Au regard de faits successifs, c’est l’aboutissement différé du coup d’Etat que notre peuple a fait échouer par l’unité et de lourds sacrifices.
Pour cela, la méthode développée consiste à prendre en otage et bloquer l’institution judiciaire grâce à diverses attaques par une fraction de fidèles privilégiés sous le système Compaoré.
Maintenant, le risque de tripatouillage de tous les dossiers emblématiques de justice, notamment ceux du putsch, de l’insurrection, de Thomas Sankara, Norbert Zongo, Dabo Boukary, est avéré.

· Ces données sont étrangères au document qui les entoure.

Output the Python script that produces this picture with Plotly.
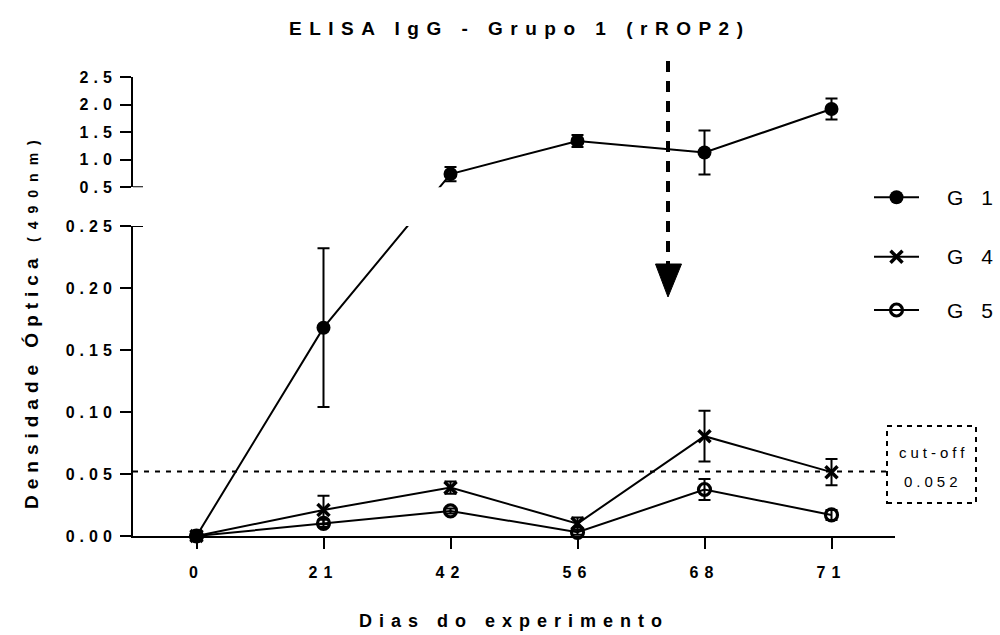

Comme d’autres dossiers enterrés autrefois, et déterrés après l’insurrection populaire.
Nous, organisations de la société civile qui avons participé auprès de notre peuple à la lutte héroïque pour nous débarrasser de l’autocratie et de son système d’injustice, demeurons vigilantes pour l’aboutissement de ce dossier et de tous les autres. Faut-il le rappeler, le coup d’Etat de septembre 2015 a endeuillé de nombreuses familles (15 morts) et occasionné plus d’une centaine de blessés graves. Notre économie a été paralysée pendant des semaines avec des pertes chiffrées à des centaines de milliards pour les caisses de l’Etat. Ajoutons-y le traumatisme subi par les compatriotes d’ici et d’ailleurs face aux hordes répressives de l’ex-RSP qui semaient la terreur dans la capitale. Le peuple, de par sa légendaire magnanimité, a refusé la vengeance, pour faire confiance à la justice chargée de réparer les torts et apaiser les cœurs. C’est pourquoi, nous tenons à :
apporter notre soutien total au travail des juges en charge du dossier ;
dénoncer les pressions d’où qu’elles viennent sur le tribunal militaire et toute campagne de sabotage et de dénigrement ;
réaffirmer notre indéfectible engagement pour la manifestation de la vérité sur tous les dossiers en cours ;
inviter le peuple burkinabè, dans toutes ses composantes vertueuses, à rester mobilisé pour faire échec à toutes les tentatives d’étouffer cette affaire ainsi que tous les dossiers pendants devant la justice.